Replace all-or-nothing with good-better-best:

  • Best: Full planned ride
  • Better: 50% of planned ride
  • Good: 10 minutes around the block
  • Still counts: Rest day (because recovery IS training)

The Comparison Trap

External comparison: “Everyone else is faster than me” Internal comparison: “I’m faster than I was 3 months ago”

Champions compete with one person: yesterday’s version of themselves.

Building Mental Toughness (The Systematic Way)

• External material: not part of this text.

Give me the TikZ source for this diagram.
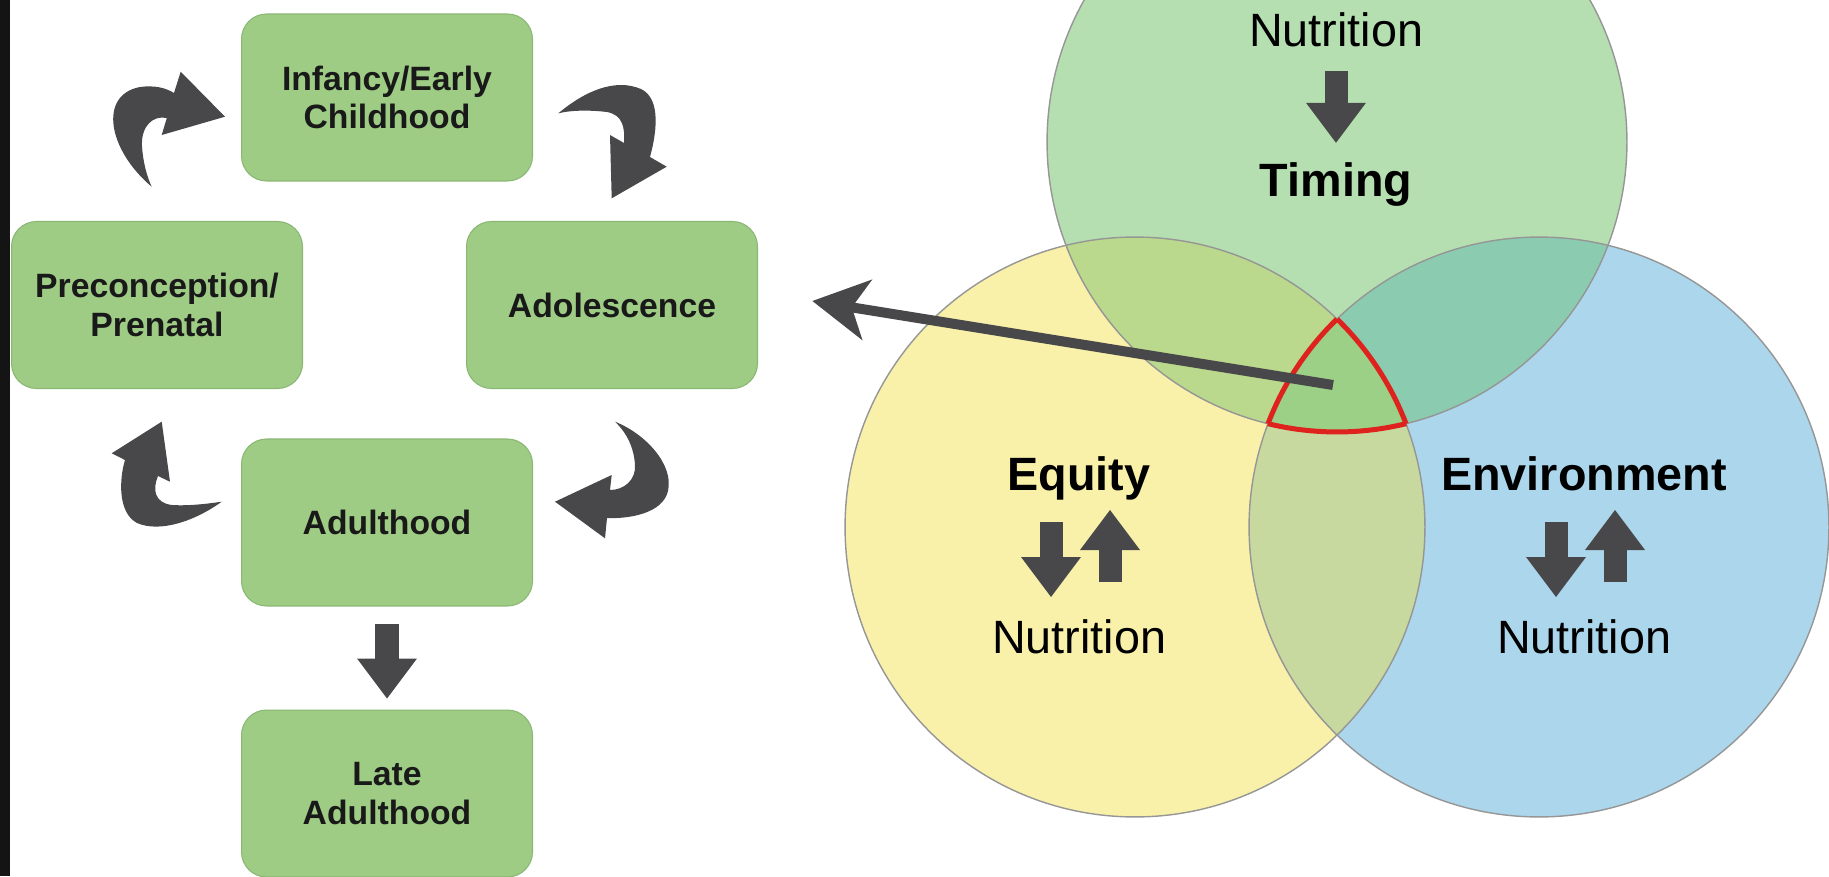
\documentclass[tikz,border=0pt]{standalone}
\usepackage{fontspec}
\setmainfont{Liberation Sans}
\usepackage{xcolor}
\usepackage{tikz}
\usetikzlibrary{arrows.meta, positioning, calc}
\definecolor{stage-green}{RGB}{158, 204, 133}
\definecolor{stage-edge}{RGB}{138, 184, 116}
\definecolor{arrow-gray}{RGB}{72, 72, 74}
\definecolor{venn-green}{RGB}{181, 223, 176}
\definecolor{venn-yellow}{RGB}{249, 241, 170}
\definecolor{venn-blue}{RGB}{171, 214, 236}
\definecolor{venn-gy}{RGB}{186, 217, 140}
\definecolor{venn-gb}{RGB}{139, 203, 175}
\definecolor{venn-yb}{RGB}{199, 217, 158}
\definecolor{venn-core}{RGB}{156, 208, 135}
\definecolor{venn-line}{RGB}{150, 150, 150}
\definecolor{core-red}{RGB}{222, 34, 30}
\newcommand{\vennr}{5.8cm}

\begin{document}
\begin{tikzpicture}[
    x=0.02cm, y=-0.02cm,
    stage/.style={rectangle, rounded corners=0.5cm,
                  fill=stage-green, draw=stage-edge, line width=0.6pt,
                  minimum width=5.82cm, minimum height=3.34cm, align=center,
                  font=\fontsize{19.2}{22}\selectfont\bfseries, text=black!90},
    blk/.style={line width=0.46cm, color=arrow-gray,
                -{Triangle[width=1.2cm, length=0.8cm, line width=0pt]}},
    ptr/.style={line width=0.2cm, color=arrow-gray,
                -{Stealth[length=1.1cm, width=1.2cm, inset=0.3cm]}},
    vlab/.style={anchor=base, inner sep=0pt, font=\fontsize{26.6}{30}\selectfont},
    vhead/.style={vlab, font=\fontsize{26.6}{30}\selectfont\bfseries},
    circ/.style={draw=venn-line, line width=0.8pt},
    redline/.style={draw=core-red, line width=0.1cm}
  ]
    \useasboundingbox (0,0) rectangle (1829,876);
    \fill[white] (0,0) rectangle (1829,876);
    \fill[black!92] (0,0) rectangle (10,876);

    % life course stages
    \node[stage] (infancy) at (387,97.5) {Infancy/Early\\Childhood};
    \node[stage] (precon)  at (157,305)  {Preconception/\\Prenatal};
    \node[stage] (adol)    at (612,305)  {Adolescence};
    \node[stage] (adult)   at (387,522.5) {Adulthood};
    \node[stage, below=2.06cm of adult] (late) {Late\\Adulthood};

    \draw[blk, line width=0.48cm, shorten <=0.34cm, shorten >=0.22cm] (adult) -- (late);

    % curved cycle arrows
    \fill[arrow-gray] (151.7,186.7) .. controls (108,150) and (98,95) .. (140,87)
        .. controls (155,85) and (166,88) .. (174,93) -- (180.7,71.7) -- (225,116.7)
        -- (161.7,135) -- (166.8,118)
        .. controls (153,115) and (141,126) .. (142,146)
        .. controls (143,162) and (147,177) .. (151.7,186.7) -- cycle;
    \fill[arrow-gray] (558.3,113.3) .. controls (585,91) and (615,78) .. (641,89)
        .. controls (662,99) and (656,135) .. (650,157) -- (666.7,166.7) -- (611.7,198.3)
        -- (610,135) -- (624,143)
        .. controls (625,128) and (623,115) .. (607,112)
        .. controls (590,110) and (572,110) .. (558.3,113.3) -- cycle;
    \fill[arrow-gray] (615,421.7) .. controls (646,434) and (674,465) .. (668,491)
        .. controls (663,513) and (630,519) .. (607,518) -- (605,538.3) -- (555,501.7)
        -- (611.7,475) -- (610,490)
        .. controls (624,490) and (636,480) .. (635,465)
        .. controls (634,448) and (627,433) .. (615,421.7) -- cycle;
    \fill[arrow-gray] (221.7,501.7) .. controls (195,521) and (160,533) .. (137,523)
        .. controls (118,513) and (119,480) .. (125,460) -- (111.7,453.3) -- (161.7,421.7)
        -- (170,481.7) -- (158,476)
        .. controls (152,490) and (155,503) .. (172,505)
        .. controls (188,506) and (206,504) .. (221.7,501.7) -- cycle;

    % venn diagram
    \coordinate (cg) at (1337,142);
    \coordinate (cy) at (1135,527);
    \coordinate (cb) at (1539,527);
    \fill[venn-green]  (cg) circle[radius=\vennr];
    \fill[venn-yellow] (cy) circle[radius=\vennr];
    \fill[venn-blue]   (cb) circle[radius=\vennr];
    \begin{scope}
      \clip (cg) circle[radius=\vennr];
      \fill[venn-gy] (cy) circle[radius=\vennr];
      \fill[venn-gb] (cb) circle[radius=\vennr];
    \end{scope}
    \begin{scope}
      \clip (cy) circle[radius=\vennr];
      \fill[venn-yb] (cb) circle[radius=\vennr];
    \end{scope}
    \begin{scope}
      \clip (cg) circle[radius=\vennr];
      \clip (cy) circle[radius=\vennr];
      \fill[venn-core] (cb) circle[radius=\vennr];
    \end{scope}
    \draw[circ] (cg) circle[radius=\vennr];
    \draw[circ] (cy) circle[radius=\vennr];
    \draw[circ] (cb) circle[radius=\vennr];

    % red outline of the shared region
    \begin{scope}
      \clip (cy) circle[radius=\vennr];
      \clip (cb) circle[radius=\vennr];
      \draw[redline] (cg) circle[radius=\vennr];
    \end{scope}
    \begin{scope}
      \clip (cg) circle[radius=\vennr];
      \clip (cb) circle[radius=\vennr];
      \draw[redline] (cy) circle[radius=\vennr];
    \end{scope}
    \begin{scope}
      \clip (cg) circle[radius=\vennr];
      \clip (cy) circle[radius=\vennr];
      \draw[redline] (cb) circle[radius=\vennr];
    \end{scope}

    \node[vlab]  (nut-top) at (1336,46.7) {Nutrition};
    \node[vhead] (timing)  at (1336,196)  {Timing};
    \node[vhead] (equity)  at (1079,490)  {Equity};
    \node[vlab]  (nut-eq)  at (1079,653)  {Nutrition};
    \node[vhead] (environ) at (1584,490)  {Environment};
    \node[vlab]  (nut-env) at (1584,653)  {Nutrition};

    \draw[blk, shorten <=0.47cm, shorten >=0.38cm] (nut-top) -- (timing);
    \draw[blk] (1051,522) -- (1051,597);
    \draw[blk] (1110,582) -- (1110,510);
    \draw[blk] (1556,522) -- (1556,597);
    \draw[blk] (1615,582) -- (1615,510);

    \coordinate (core) at (1333,385);
    \draw[ptr, shorten >=1.1cm] (core) -- (adol.5);
  \end{tikzpicture}
\end{document}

Mental toughness isn’t built through dramatic suffering—it’s built through consistent micro-challenges.

Weekly practice:

  • Monday: Practice positive self-talk during intervals
  • Tuesday: Visualization before ride
  • Wednesday: Chunking technique on long ride
  • Thursday: Process focus during group ride
  • Friday: Pre-ride routine practice
  • Saturday: Discomfort reframing on climbs
  • Sunday: Review wins + set next week’s micro-goal

Your Champion Mindset Action Plan

This week:

  1. Write down your 5 power phrases for hard moments
  2. Create your pre-ride routine
  3. Practice chunking on one ride
  4. Journal how you feel after applying one technique

This month: 5. Daily 5-minute visualization 6. Track only your own progress (no comparison) 7. Set process goals for each ride 8. Celebrate every small win

Mental toughness is a skill. Skills improve with practice.